Si la situation est préoccupante pour le directeur adjoint de l’Iris, Didier Billion, « mis à part Israël, aucun des principaux acteurs de la région n’a intérêt à la dégradation de la situation et chacun sait en réalité jusqu’où ne pas aller. À ce stade, le risque d’une déflagration entre l’Iran et les États-Unis reste faible, parce que l’un et l’autre mesurent que la situation pourrait alors devenir incontrôlable ». Un troisième acteur, l’Union européenne, envisage l’envoi d’une force navale.
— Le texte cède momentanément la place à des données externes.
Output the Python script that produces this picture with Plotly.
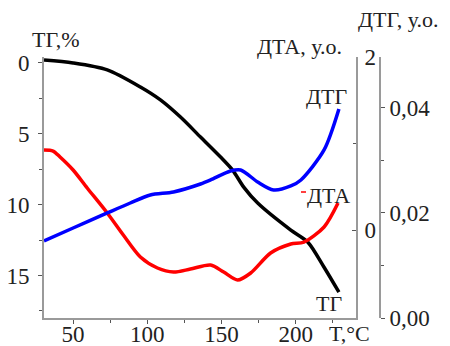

En attendant, la Chine s’est dite profondément préoccupée par l’escalade militaire et vouloir « éviter une augmentation du risque global pour la sécurité de la région ».
Quel impact économique à l’échelle mondiale ?
Avec 12 % du commerce maritime mondial qui transite par la mer Rouge, les premiers effets économiques se font sentir. L’émirat du Qatar a prévenu mardi, via son premier ministre, que le transport de gaz naturel liquéfié (GNL) « sera affecté » comme toutes « les autres cargaisons marchandes ».
Avec la guerre en Ukraine qui a déjà impacté l’approvisionnement énergétique, cette déclaration de Mohammed ben Abderrahmane Al-Thani, lors du Forum économique mondial à Davos, inquiète. Doha fait partie des plus importants producteurs de gaz et constitue une alternative aux hydrocarbures russes.
L’autre répercussion porte sur les constructeurs automobiles. En Belgique, depuis le début de la semaine, le suédois Volvo détenu par le chinois Geely, a mis à l’arrêt jusqu’à mercredi son usine de Gand. La porte-parole de Volvo Car, Barbara Blomme, a justifié cette décision par les retards de « livraison de pièces détachées ».
En Allemagne, le géant américain Tesla va suspendre la production de sa Gigafactory de Berlin entre le 29 janvier et le 11 février, « en raison du manque de composants ». Dans un communiqué, le groupe dirigé par Elon Musk précise que « l’allongement des temps de transport a créé un vide dans les chaînes d’approvisionnement ». Les porte-conteneurs ont privilégié un itinéraire qui passe par le cap de Bonne-Espérance, provoquant des retards et des coûts supplémentaires.